- **Exercise requirements**: Say how many lines contain "this"; the answer is the number alone.

(Charts and diagrams as code)
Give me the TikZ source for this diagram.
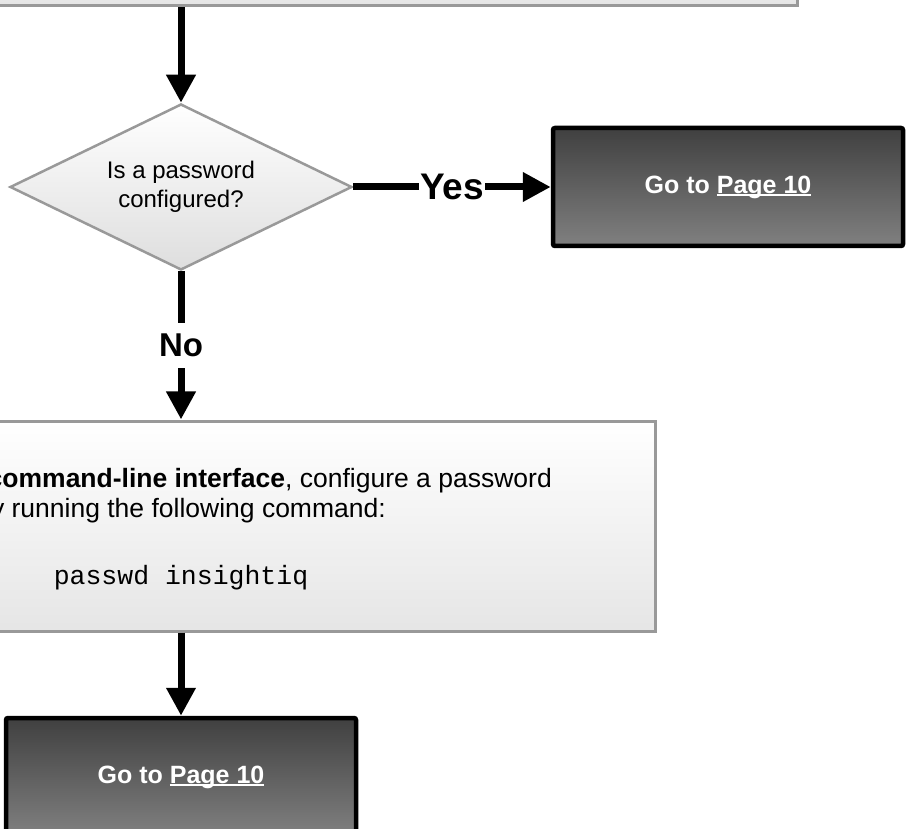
\documentclass[tikz,border=0pt]{standalone}
\usepackage{fontspec}
\setmainfont{Liberation Sans}
\setmonofont{Liberation Mono}
\usetikzlibrary{arrows.meta,shapes.geometric}

\definecolor{edgegray}{HTML}{999999}
\definecolor{darktop}{HTML}{404040}
\definecolor{darkbot}{HTML}{808080}

% underlined link text with the rule close to the baseline
\newcommand{\linktext}[1]{\setbox0\hbox{#1}\rlap{\rule[-3pt]{\wd0}{2pt}}\box0}

\tikzset{
  lightbox/.style={draw=edgegray, line width=3pt, shading=axis,
    top color=white, bottom color=black!10, inner sep=0pt},
  darkbox/.style={draw=black, line width=4.5pt, rounded corners=2pt,
    shading=axis, top color=darktop, bottom color=darkbot,
    minimum width=350pt, minimum height=118pt, text=white,
    font=\fontsize{25}{30}\selectfont\bfseries},
  decision/.style={diamond, aspect=2.06, draw=edgegray, line width=2.5pt,
    shading=axis, top color=white, bottom color=black!13,
    minimum width=342pt, minimum height=166pt, inner sep=2pt,
    align=center, font=\fontsize{24}{29}\selectfont},
  flow/.style={line width=7pt, -{Triangle[length=28pt,width=28pt]}},
  branchlabel/.style={fill=white, inner xsep=1pt, inner ysep=11pt,
    font=\fontsize{33}{36}\selectfont\bfseries},
  bodytext/.style={inner sep=0pt, font=\fontsize{26.5}{32}\selectfont}
}

\begin{document}
\begin{tikzpicture}[x=1pt,y=-1pt]
  \useasboundingbox (0,0) rectangle (906,829);
  \clip (0,0) rectangle (906,829);

  % previous step (runs off the top and left)
  \node[lightbox, minimum width=1097pt, minimum height=106pt] (prev) at (248.5,-47) {};

  % decision
  \node[decision] (dec) at (181,187) {Is a password\\configured?};

  % yes branch target
  \node[darkbox] (yesbox) at (728,187) {Go to \linktext{Page 10}};

  % configuration step (runs off the left)
  \node[lightbox, minimum width=948pt, minimum height=210pt] (cmdbox) at (181,526) {};
  \node[bodytext, anchor=base east] (cmdA) at (552,487)
    {\textbf{command-line interface}, configure a password};
  \node[bodytext, anchor=base east] (cmdB) at (386,517)
    {by running the following command:};
  \node[bodytext, anchor=base] (cmdC) at (181,584)
    {\ttfamily passwd insightiq};

  % final target (runs off the bottom)
  \node[darkbox] (endbox) at (181,777) {Go to \linktext{Page 10}};

  % connectors
  \draw[flow] (dec.north |- prev.south) -- (dec.north);
  \draw[flow] (dec.east) -- node[branchlabel, font=\fontsize{37}{40}\selectfont\bfseries] (yeslbl) {Yes} (yesbox.west);
  \draw[flow] (dec.south) -- node[branchlabel] (nolbl) {No} (cmdbox.north);
  \draw[flow] (cmdbox.south) -- (endbox.north);
\end{tikzpicture}
\end{document}
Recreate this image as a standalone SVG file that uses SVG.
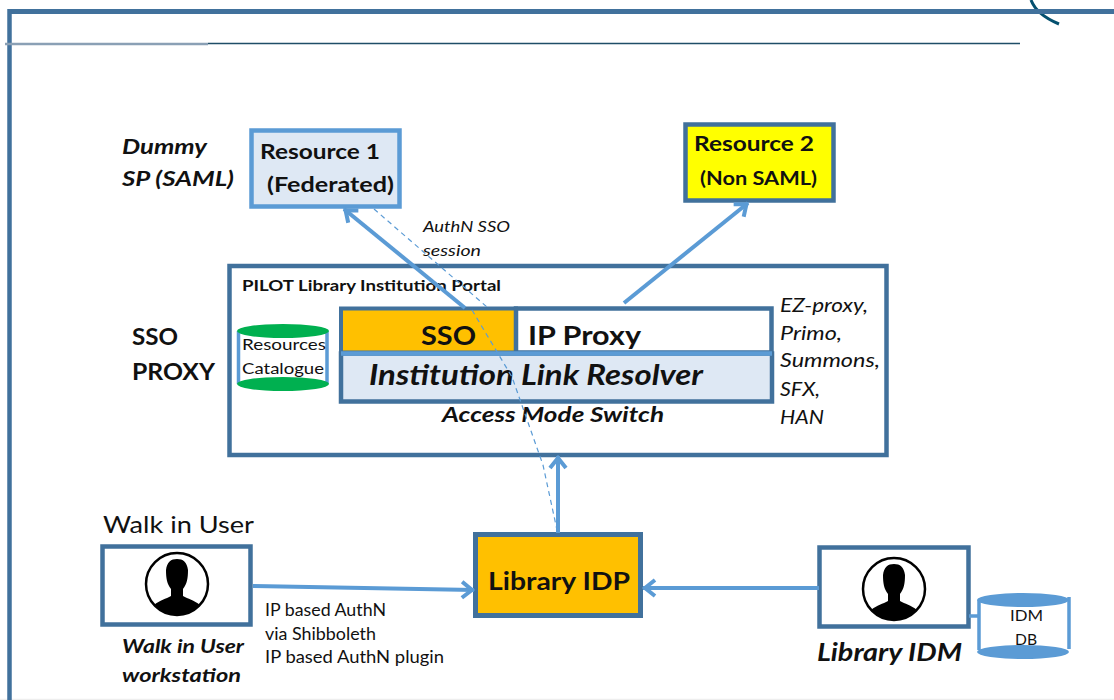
<svg xmlns="http://www.w3.org/2000/svg" width="1114" height="700" viewBox="0 0 1114 700">
<defs>
<marker id="ah" markerUnits="userSpaceOnUse" markerWidth="24" markerHeight="24" refX="15" refY="12" orient="auto"><path d="M3 4L13 12L3 20" fill="none" stroke="#5b9bd5" stroke-width="4"/></marker>
<g id="person"><circle r="31" fill="#fff" stroke="#000" stroke-width="2.500"/><path d="M-23 21C-17 16 -11 15 -6 12L-6 5C-10 0 -11 -6 -11 -14C-10 -22 -6 -25 0 -25C6 -25 10 -22 11 -14C11 -6 10 0 6 5L6 12C11 15 17 16 23 21C15 28 8 31 0 31C-8 31 -15 28 -23 21Z" fill="#000"/></g>
</defs>
<style>
text{font-family:Lato,"Open Sans",sans-serif;fill:#111}
.b{font-weight:700}
.i{font-style:italic}
.box{stroke:#41719c;stroke-width:4.500;fill:#fff}
.lb{stroke:#5b9bd5;fill:#dee8f4;stroke-width:4.500}
.con{stroke:#5b9bd5;stroke-width:4;fill:none}
.dash{stroke:#5b9bd5;stroke-width:1.200;fill:none;stroke-dasharray:5 4}
.side{stroke:#5b9bd5;stroke-width:3.500;fill:none}
</style>
<rect width="1114" height="700" fill="#fff"/>
<g id="frame">
<path d="M0 699.500H1114" stroke="#eeeeee" stroke-width="1.500" fill="none"/>
<path d="M1031 0C1034 8 1042 17 1059 24" stroke="#04506f" stroke-width="3" fill="none"/>
<path d="M1114 11.500H8" fill="none" stroke="#41719c" stroke-width="5"/>
<path d="M9.500 9V700" fill="none" stroke="#41719c" stroke-width="4.500"/>
<path d="M5 44H208" stroke="#8aa0b5" stroke-width="2.500" fill="none"/>
<path d="M208 43.500H1020" stroke="#1f4e67" stroke-width="1.500" fill="none"/>
</g>
<g id="resource1"><rect x="251.500" y="130.500" width="148" height="76" class="lb"/><text x="260" y="159" font-size="21" class="b" textLength="120" lengthAdjust="spacingAndGlyphs">Resource 1</text><text x="267" y="192" font-size="21" class="b" textLength="127" lengthAdjust="spacingAndGlyphs">(Federated)</text></g>
<g id="resource2"><rect x="685.500" y="124.500" width="148" height="76" fill="#ffff00" stroke="#41719c" stroke-width="4.500"/><text x="694" y="151" font-size="21" class="b" textLength="120" lengthAdjust="spacingAndGlyphs">Resource 2</text><text x="700" y="185" font-size="18.500" class="b" textLength="117" lengthAdjust="spacingAndGlyphs">(Non SAML)</text></g>
<g id="portal"><rect x="229.500" y="266" width="657" height="189" class="box"/><text x="242" y="291" font-size="16" class="b" textLength="259" lengthAdjust="spacingAndGlyphs">PILOT Library Institution Portal</text></g>
<g id="sso"><rect x="341" y="308.500" width="175" height="44" fill="#ffc000" stroke="#41719c" stroke-width="4"/><text x="421" y="345" font-size="26" class="b" textLength="55" lengthAdjust="spacingAndGlyphs">SSO</text></g>
<g id="ipproxy"><rect x="516" y="308.500" width="255.500" height="44" fill="#fff" stroke="#41719c" stroke-width="4.500"/><text x="528" y="345" font-size="26" class="b" textLength="113" lengthAdjust="spacingAndGlyphs">IP Proxy</text></g>
<g id="resolver"><rect x="341" y="353.500" width="431" height="48" fill="#dee8f4" stroke="#41719c" stroke-width="4.500"/><path d="M341 353.500H772" stroke="#5b9bd5" stroke-width="4.500" fill="none"/><text x="369" y="385" font-size="29" class="b i" textLength="334" lengthAdjust="spacingAndGlyphs">Institution Link Resolver</text></g>
<text x="442" y="422" font-size="21" class="b i" textLength="222" lengthAdjust="spacingAndGlyphs">Access Mode Switch</text>
<g id="catalogue"><path class="side" d="M238.500 331V384M327 331V384"/><ellipse cx="283" cy="331" rx="46" ry="7" fill="#00b050"/><ellipse cx="283" cy="384" rx="46" ry="7" fill="#00b050"/><text x="242" y="350" font-size="16" textLength="84" lengthAdjust="spacingAndGlyphs">Resources</text><text x="242" y="374" font-size="16" textLength="82" lengthAdjust="spacingAndGlyphs">Catalogue</text></g>
<g id="idp"><rect x="475.500" y="534.500" width="165" height="81" fill="#ffc000" stroke="#41719c" stroke-width="5"/><text x="488" y="590" font-size="24" class="b" textLength="142" lengthAdjust="spacingAndGlyphs">Library IDP</text></g>
<g id="walkin"><rect x="102.500" y="546.500" width="148" height="78" class="box"/><use href="#person" x="177" y="584"/></g>
<g id="libidm"><rect x="819.500" y="547.500" width="149" height="79" class="box"/><use href="#person" x="894" y="589"/></g>
<g id="idmdb"><path class="side" d="M979 600V650M1069 597V649M969 616H979"/><ellipse cx="1023" cy="600" rx="46" ry="7" fill="#5b9bd5"/><ellipse cx="1023" cy="652" rx="46" ry="7" fill="#5b9bd5"/><text x="1010" y="621" font-size="16" textLength="33" lengthAdjust="spacingAndGlyphs">IDM</text><text x="1015" y="645" font-size="16" textLength="22" lengthAdjust="spacingAndGlyphs">DB</text></g>
<g id="connectors">
<path class="con" d="M465 308L344 209" marker-end="url(#ah)"/>
<path class="con" d="M624 303L748 203" marker-end="url(#ah)"/>
<path class="con" d="M558 533V456" marker-end="url(#ah)"/>
<path class="con" d="M253 586L474 590" marker-end="url(#ah)"/>
<path class="con" d="M819 588H643" marker-end="url(#ah)"/>
<path class="dash" d="M374 209L487 307M472 310L512 377L543 465L557 530"/>
</g>
<text x="122" y="154" font-size="21" class="b i" textLength="85" lengthAdjust="spacingAndGlyphs">Dummy</text>
<text x="122" y="186" font-size="21" class="b i" textLength="112" lengthAdjust="spacingAndGlyphs">SP (SAML)</text>
<text x="423" y="232" font-size="16" class="i" textLength="87" lengthAdjust="spacingAndGlyphs">AuthN SSO</text>
<text x="423" y="256" font-size="16" class="i" textLength="58" lengthAdjust="spacingAndGlyphs">session</text>
<text x="132" y="345" font-size="23" class="b" textLength="46" lengthAdjust="spacingAndGlyphs">SSO</text>
<text x="132" y="380" font-size="23" class="b" textLength="83" lengthAdjust="spacingAndGlyphs">PROXY</text>
<g class="i" font-size="18.500"><text x="780" y="312" textLength="88" lengthAdjust="spacingAndGlyphs">EZ-proxy,</text><text x="780" y="340" textLength="62" lengthAdjust="spacingAndGlyphs">Primo,</text><text x="780" y="367" textLength="100" lengthAdjust="spacingAndGlyphs">Summons,</text><text x="780" y="396" textLength="40" lengthAdjust="spacingAndGlyphs">SFX,</text><text x="780" y="424" textLength="44" lengthAdjust="spacingAndGlyphs">HAN</text></g>
<text x="103" y="533" font-size="23" textLength="151" lengthAdjust="spacingAndGlyphs">Walk in User</text>
<text x="122" y="653" font-size="18.500" class="b i" textLength="122" lengthAdjust="spacingAndGlyphs">Walk in User</text>
<text x="122" y="682" font-size="18.500" class="b i" textLength="119" lengthAdjust="spacingAndGlyphs">workstation</text>
<g font-size="16.500"><text x="265" y="616" textLength="121" lengthAdjust="spacingAndGlyphs">IP based AuthN</text><text x="265" y="640" textLength="111" lengthAdjust="spacingAndGlyphs">via Shibboleth</text><text x="265" y="663" textLength="179" lengthAdjust="spacingAndGlyphs">IP based AuthN plugin</text></g>
<text x="817" y="661" font-size="25" class="b i" textLength="145" lengthAdjust="spacingAndGlyphs">Library IDM</text>
</svg>
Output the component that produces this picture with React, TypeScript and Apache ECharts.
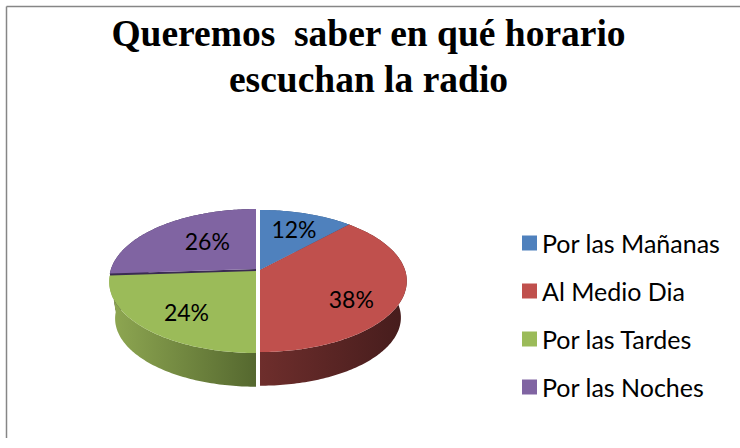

- **Finished exercise**: 3